Franklin's Masonic Lodge is a building of many firsts. Hiram Lodge No. 7, founded in Franklin in 1809, was first affiliated with the parent Lodge No. 55 in North Carolina. The local Lodge surrendered its North Carolina charter when the Grand Lodge of Tennessee was constituted in 1813 and received its present charter in 1815. In 1817 the Masons of Franklin organized the first legal lottery in Tennessee to fund the construction of a Masonic Hall. The three-story temple, completed in 1823, was the tallest building west of the Allegheny Mountains. Hiram Lodge No. 7 has met in the Masonic Hall since its completion, making it one of the oldest continuous lodges in the same location in the United States.
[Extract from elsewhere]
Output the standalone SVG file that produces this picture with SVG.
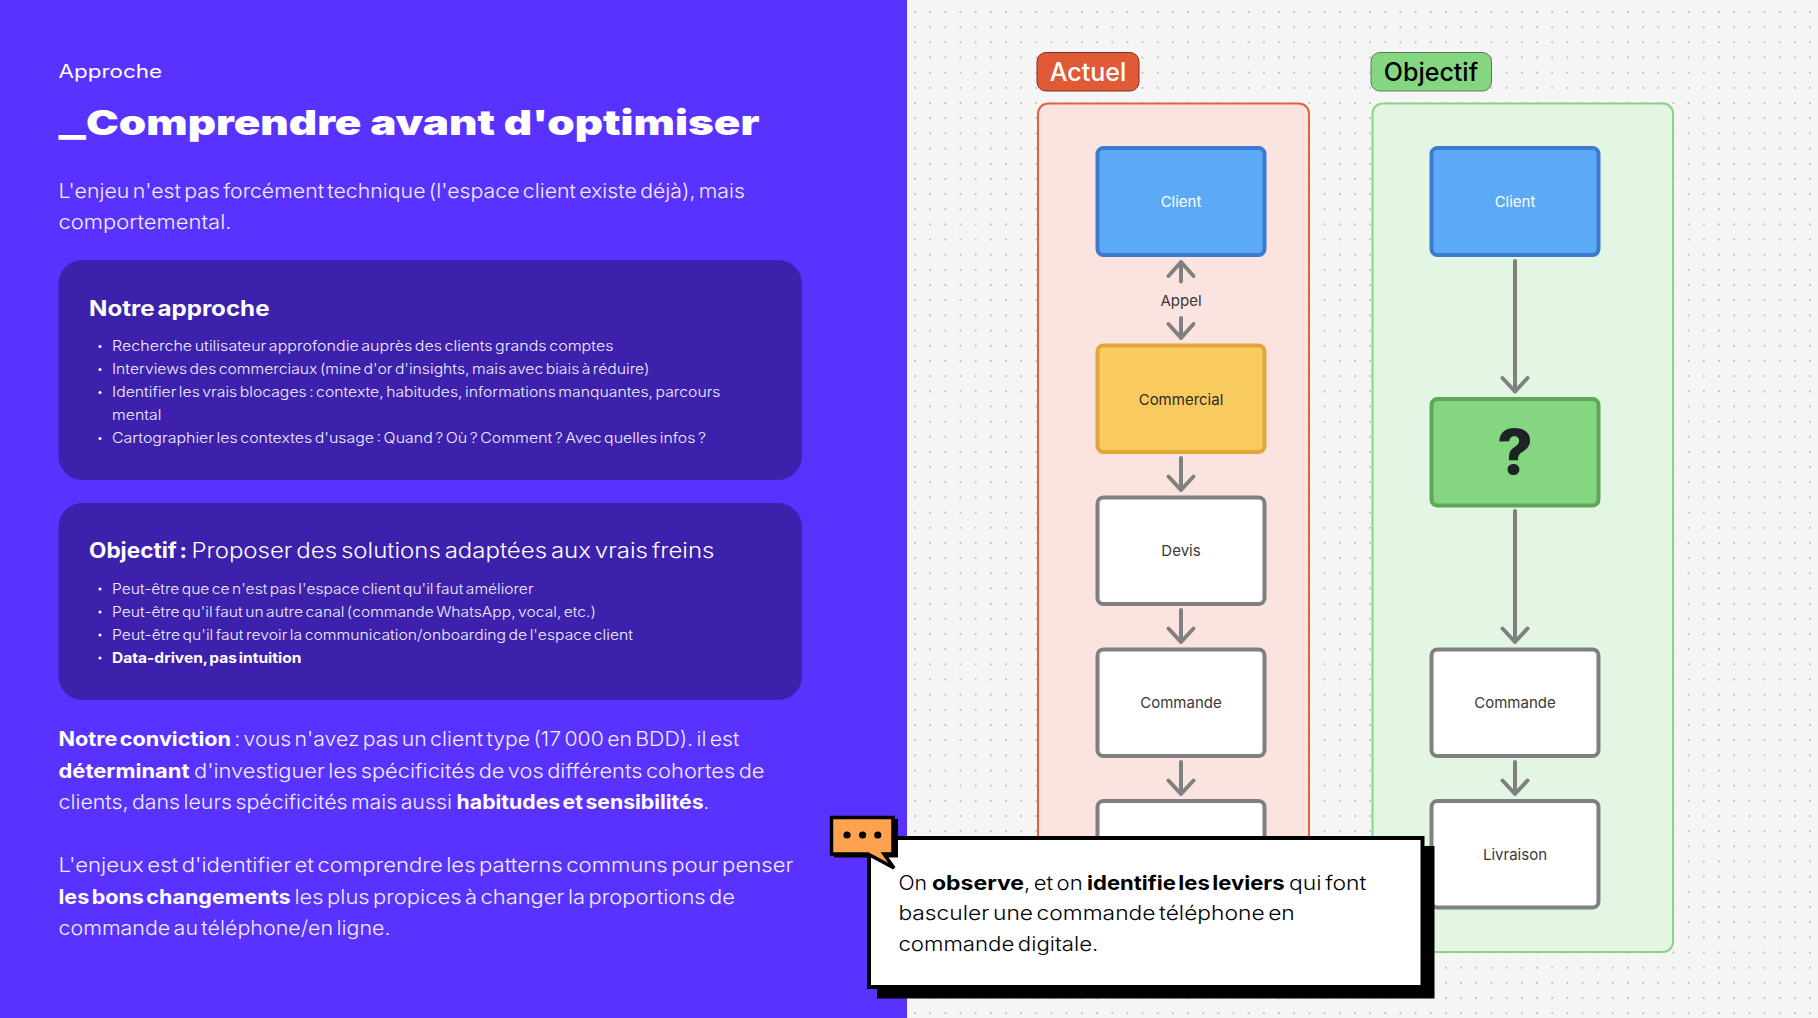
<svg xmlns="http://www.w3.org/2000/svg" width="1818" height="1018" viewBox="0 0 1818 1018">
<style>
text{font-family:Inter,"Liberation Sans",sans-serif}
.w{fill:#fff}
.b{font-size:20px;font-weight:300;fill:#f0edff;word-spacing:-2.5px}
.s{font-size:14.5px;font-weight:300;fill:#f0edff;word-spacing:-1.8px}
.bd{font-weight:700;fill:#fff}
.n{font-size:15px;text-anchor:middle;fill:#383838}
.nw{font-size:15px;text-anchor:middle;fill:#fff}
.card{fill:#3d21ad}
.white{fill:#fff;stroke:#808080;stroke-width:4}
.blue{fill:#5ca9f8;stroke:#3a7bd0;stroke-width:4}
.conn path{fill:none;stroke:#808080;stroke-width:4;stroke-linecap:round;stroke-linejoin:round}
.c{font-size:20px;font-weight:300;fill:#000;word-spacing:-2.5px}
.cb{font-weight:700;fill:#000}
</style>
<defs>
<pattern id="dots" patternUnits="userSpaceOnUse" x="907.4" y="4.4" width="15.17" height="15.17"><circle cx="7.6" cy="7.6" r="1" fill="#b4b4b4"/></pattern>
</defs>
<rect width="1818" height="1018" fill="#f5f5f5"/>
<rect x="907" width="911" height="1018" fill="url(#dots)"/>
<rect width="907" height="1018" fill="#5a32ff"/>

<g id="panel-actuel"><rect x="1038" y="103.500" width="271" height="848.500" rx="10" fill="#fbe3e0" stroke="#e5603c" stroke-width="2"/></g>
<g id="panel-objectif"><rect x="1372.500" y="103.500" width="300.500" height="848.500" rx="10" fill="#e2f6e3" stroke="#86d583" stroke-width="2"/></g>
<g id="label-actuel"><rect x="1037" y="52.500" width="102" height="38.500" rx="9" fill="#e05a36" stroke="#7a3220" stroke-width="1"/><text x="1088" y="81" text-anchor="middle" font-size="25" font-weight="550" fill="#fff">Actuel</text></g>
<g id="label-objectif"><rect x="1371" y="52.500" width="120.500" height="38.500" rx="9" fill="#85d681" stroke="#5c7a5a" stroke-width="1"/><text x="1431" y="81" text-anchor="middle" font-size="25" font-weight="550" fill="#000">Objectif</text></g>

<g id="connectors" class="conn">
<path d="M1181 281.500V262M1168.500 276L1181 262L1193.500 276"/>
<path d="M1181 318V338M1168.500 324L1181 338L1193.500 324"/>
<path d="M1181 458V490M1168.500 476.500L1181 490L1193.500 476.500"/>
<path d="M1181 610V642M1168.500 628.500L1181 642L1193.500 628.500"/>
<path d="M1181 762V794M1168.500 780.500L1181 794L1193.500 780.500"/>
<path d="M1515 261V391.500M1502.500 378L1515 391.500L1527.500 378"/>
<path d="M1515 511V642M1502.500 628.500L1515 642L1527.500 628.500"/>
<path d="M1515 762V794M1502.500 780.500L1515 794L1527.500 780.500"/>
</g>
<text id="label-appel" class="n" x="1181" y="306">Appel</text>

<g id="a-client"><rect class="blue" x="1097.500" y="148" width="167" height="107" rx="6"/><text class="nw" x="1181" y="206.500">Client</text></g>
<g id="a-commercial"><rect x="1097.500" y="345.500" width="167" height="106.500" rx="6" fill="#f9cb5f" stroke="#e0a63c" stroke-width="4"/><text class="n" x="1181" y="404.500" style="fill:#2a2a2a">Commercial</text></g>
<g id="a-devis"><rect class="white" x="1097.500" y="497.500" width="167" height="106.500" rx="6"/><text class="n" x="1181" y="556">Devis</text></g>
<g id="a-commande"><rect class="white" x="1097.500" y="649.500" width="167" height="106.500" rx="6"/><text class="n" x="1181" y="708">Commande</text></g>
<g id="a-livraison"><rect class="white" x="1097.500" y="801" width="167" height="106.500" rx="6"/></g>
<g id="o-client"><rect class="blue" x="1431.500" y="148" width="167" height="107" rx="6"/><text class="nw" x="1515" y="206.500">Client</text></g>
<g id="o-question"><rect x="1431.500" y="399" width="167" height="106.500" rx="6" fill="#85d681" stroke="#5ea65a" stroke-width="4"/><text x="1515" y="474" text-anchor="middle" font-size="62" font-weight="800" fill="#1f2328">?</text></g>
<g id="o-commande"><rect class="white" x="1431.500" y="649.500" width="167" height="106.500" rx="6"/><text class="n" x="1515" y="708">Commande</text></g>
<g id="o-livraison"><rect class="white" x="1431.500" y="801" width="167" height="106.500" rx="6"/><text class="n" x="1515" y="860">Livraison</text></g>

<g id="header">
<text x="58.500" y="78" font-size="18" class="w" textLength="103.500" lengthAdjust="spacingAndGlyphs">Approche</text>
<text y="135" font-size="34.500" font-weight="900" class="w"><tspan x="58.500" textLength="27.500" lengthAdjust="spacingAndGlyphs">_</tspan><tspan x="86" textLength="673.500" lengthAdjust="spacingAndGlyphs">Comprendre avant d'optimiser</tspan></text>
<text class="b" x="58.500" y="197.800" textLength="686.500" lengthAdjust="spacingAndGlyphs">L'enjeu n'est pas forcément technique (l'espace client existe déjà), mais</text>
<text class="b" x="58.500" y="229" textLength="173" lengthAdjust="spacingAndGlyphs">comportemental.</text>
</g>

<g id="card-approche">
<rect class="card" x="58.500" y="260" width="743.500" height="220" rx="24"/>
<text x="89" y="315.700" font-size="21" font-weight="700" class="w" word-spacing="-2.500" textLength="180.500" lengthAdjust="spacingAndGlyphs">Notre approche</text>
<circle cx="100" cy="346.500" r="1.500" fill="#fff"/><text class="s" x="112" y="351.300" textLength="501.500" lengthAdjust="spacingAndGlyphs">Recherche utilisateur approfondie auprès des clients grands comptes</text>
<circle cx="100" cy="369.500" r="1.500" fill="#fff"/><text class="s" x="112" y="374.300" textLength="537.500" lengthAdjust="spacingAndGlyphs">Interviews des commerciaux (mine d'or d'insights, mais avec biais à réduire)</text>
<circle cx="100" cy="392.500" r="1.500" fill="#fff"/><text class="s" x="112" y="397.300" textLength="608.500" lengthAdjust="spacingAndGlyphs">Identifier les vrais blocages : contexte, habitudes, informations manquantes, parcours</text>
<text class="s" x="112" y="420.300" textLength="49.500" lengthAdjust="spacingAndGlyphs">mental</text>
<circle cx="100" cy="438.500" r="1.500" fill="#fff"/><text class="s" x="112" y="443.300" textLength="594" lengthAdjust="spacingAndGlyphs">Cartographier les contextes d'usage : Quand ? Où ? Comment ? Avec quelles infos ?</text>
</g>

<g id="card-objectif">
<rect class="card" x="58.500" y="503" width="743.500" height="197" rx="24"/>
<text y="558.300" font-size="21" class="w" font-weight="300" word-spacing="-2.500"><tspan x="89" font-weight="700" textLength="98" lengthAdjust="spacingAndGlyphs">Objectif :</tspan><tspan x="191.400" textLength="523" lengthAdjust="spacingAndGlyphs">Proposer des solutions adaptées aux vrais freins</tspan></text>
<circle cx="100" cy="589" r="1.500" fill="#fff"/><text class="s" x="112" y="594" textLength="421.500" lengthAdjust="spacingAndGlyphs">Peut-être que ce n'est pas l'espace client qu'il faut améliorer</text>
<circle cx="100" cy="612" r="1.500" fill="#fff"/><text class="s" x="112" y="617" textLength="484" lengthAdjust="spacingAndGlyphs">Peut-être qu'il faut un autre canal (commande WhatsApp, vocal, etc.)</text>
<circle cx="100" cy="635" r="1.500" fill="#fff"/><text class="s" x="112" y="640" textLength="521" lengthAdjust="spacingAndGlyphs">Peut-être qu'il faut revoir la communication/onboarding de l'espace client</text>
<circle cx="100" cy="658" r="1.500" fill="#fff"/><text class="s" x="112" y="663" style="font-weight:700;fill:#fff" textLength="189.500" lengthAdjust="spacingAndGlyphs">Data-driven, pas intuition</text>
</g>

<g id="text-conviction">
<text class="b" y="746"><tspan class="bd" x="58.500" textLength="172.500" lengthAdjust="spacingAndGlyphs">Notre conviction</tspan><tspan x="234.300" textLength="505" lengthAdjust="spacingAndGlyphs">: vous n'avez pas un client type (17 000 en BDD). il est</tspan></text>
<text class="b" y="777.700"><tspan class="bd" x="58.500" textLength="131" lengthAdjust="spacingAndGlyphs">déterminant</tspan><tspan x="194" textLength="570.500" lengthAdjust="spacingAndGlyphs">d'investiguer les spécificités de vos différents cohortes de</tspan></text>
<text class="b" y="809.300"><tspan x="58.500" textLength="393.500" lengthAdjust="spacingAndGlyphs">clients, dans leurs spécificités mais aussi</tspan><tspan class="bd" x="456.600" textLength="247" lengthAdjust="spacingAndGlyphs">habitudes et sensibilités</tspan><tspan x="703.600">.</tspan></text>
<text class="b" x="58.500" y="872.300" textLength="735" lengthAdjust="spacingAndGlyphs">L'enjeux est d'identifier et comprendre les patterns communs pour penser</text>
<text class="b" y="903.700"><tspan class="bd" x="58.500" textLength="232" lengthAdjust="spacingAndGlyphs">les bons changements</tspan><tspan x="294.500" textLength="440.500" lengthAdjust="spacingAndGlyphs">les plus propices à changer la proportions de</tspan></text>
<text class="b" x="58.500" y="935.300" textLength="332" lengthAdjust="spacingAndGlyphs">commande au téléphone/en ligne.</text>
</g>

<g id="callout">
<rect x="877" y="846" width="557.500" height="152.500" fill="#000"/>
<rect x="869" y="838" width="553.500" height="149" fill="#fff" stroke="#000" stroke-width="4"/>
<rect x="834" y="819" width="64" height="38.500" fill="#000"/>
<path d="M831.500 817.500H893V854H884L894 868L868 854H831.500Z" fill="#ffa24f" stroke="#000" stroke-width="3.500"/>
<circle cx="847" cy="835" r="3.600" fill="#000"/><circle cx="862.600" cy="835" r="3.600" fill="#000"/><circle cx="877.800" cy="835" r="3.600" fill="#000"/>
<text class="c" y="890"><tspan x="898.400" textLength="28.600" lengthAdjust="spacingAndGlyphs">On</tspan><tspan class="cb" x="932" textLength="92" lengthAdjust="spacingAndGlyphs">observe</tspan><tspan x="1024" textLength="58.700" lengthAdjust="spacingAndGlyphs">, et on</tspan><tspan class="cb" x="1087" textLength="197.700" lengthAdjust="spacingAndGlyphs">identifie les leviers</tspan><tspan x="1289" textLength="77.400" lengthAdjust="spacingAndGlyphs">qui font</tspan></text>
<text class="c" x="898.400" y="920.200" textLength="396.400" lengthAdjust="spacingAndGlyphs">basculer une commande téléphone en</text>
<text class="c" x="898.400" y="951" textLength="200" lengthAdjust="spacingAndGlyphs">commande digitale.</text>
</g>
</svg>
In addition to the temple's long Masonic history, it has been the site of many important religious, political, and social events. In 1830 James H. Otey, later the first Episcopal bishop of Tennessee, organized St. Paul's, the state's first Episcopal Church, at the Masonic Hall. On December 7, 1830, noted religious reformer Alexander Campbell preached in the hall and planted the seeds for the Church of Christ, which continued to meet on the site until the congregation completed the construction of a house of worship on Fourth Avenue in 1852. United States Commissioners John H. Eaton and John Coffee accompanied President Andrew Jackson to meet in council with the Chickasaw delegation in 1830 to negotiate the sale of Indian lands, marking the first time a U.S. president had personally participated in treaty negotiations. During the Civil War Confederate spies climbed to the roof to observe troop movements at Fort Granger, a Federal post across the river on Figuers's Bluff. After the battle of Franklin on November 30, 1864, the hall served as a hospital for wounded Union soldiers.
The Masonic Hall is also home to Franklin Chapter No. 2, Royal Arch Masons; DePaynes Commandry No. 11, Knights Templar; and Franklin Chapter No. 449, Order of Eastern Star.